In the tussle, the pugilist passenger allegedly snatched the driver’s cell phone from his hands before sprinting off. Cops managed to track down the freeloader and found the driver’s cell phone. Pressed about what happened, the man allegedly admitted to only part of the theft. 

“I took the phone but I gave it back,” the man allegedly told authorities, the papers say. 

At his arraignment, the suspect claimed his innocence. He is scheduled to return to appear before a judge on November 3. 

STATEN ISLAND

Tottenville: Barred Perv Recorded On Doorbell Cam Flashing And Masturbating

He was already blackballed. But the court formality apparently didn’t stop him from reaching grotesque lows. 

At around 11 p.m. on Aug. 10, the 60-year-old man appeared at the stoop of a home on Joline Avenue near Hyland Avenue. 

Authorities say the suspect dropped his trousers to expose his genitals and make lewd gestures, according to the criminal complaint. 

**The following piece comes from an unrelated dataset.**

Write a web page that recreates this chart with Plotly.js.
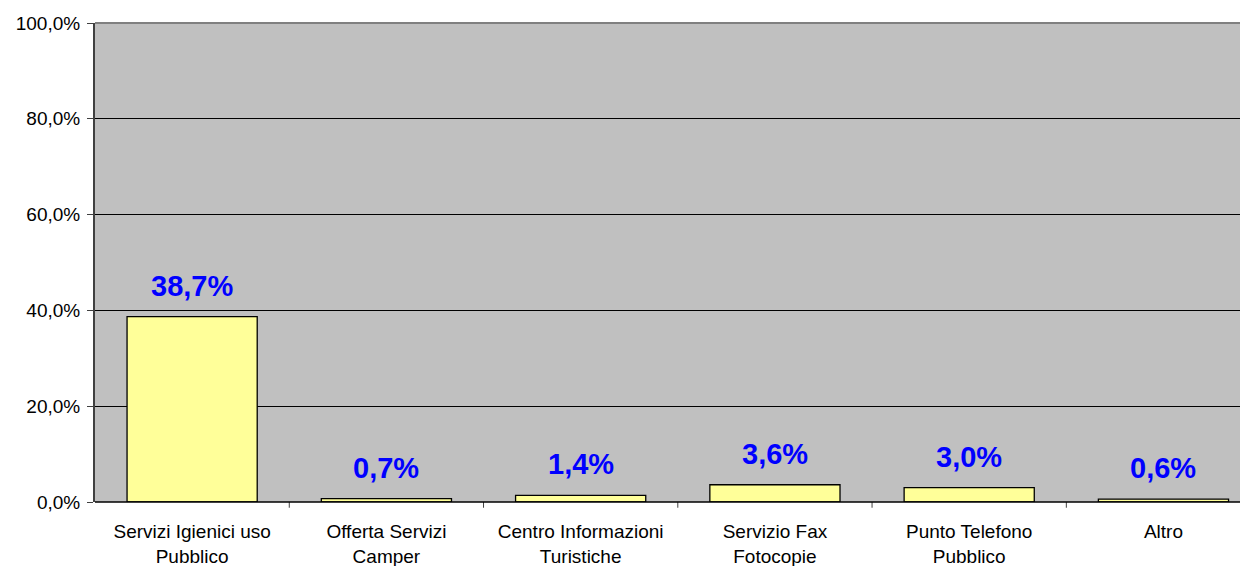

The man, who was allegedly shirking a protection order secured back in March (and in effect until 2027), proceeded to masturbate before he bent over showing off his buttocks before allegedly crowing, “You want some of this? Keep it up!”

Cops tracked down the misfit and brought raps of both public lewdness for the exhibition on the stoop and criminal contempt for flouting the order of protection. 

The accused is defending against the charges but won’t be back in court until December. 

St. George: ‘I Will Hurt You!’: Knife-Wielding Woman Grouses In Spat

She’s a menace with a blade. 

On the late afternoon of August 25, a woman was allegedly ready for blood when a quarrel with another person boiled over. 

The 24-year-old had been inside of a home located on St. Marks Place; steps from Curtis High School. “I will hurt you,” she allegedly snapped to the rival while holding the kitchen blade. 

Police were called and they nabbed the woman. She was subsequently slapped with menacing, criminal weapons, and harassment. 

The woman pleaded not guilty at her arraignment and is expected to be back in court in mid-October, court records show.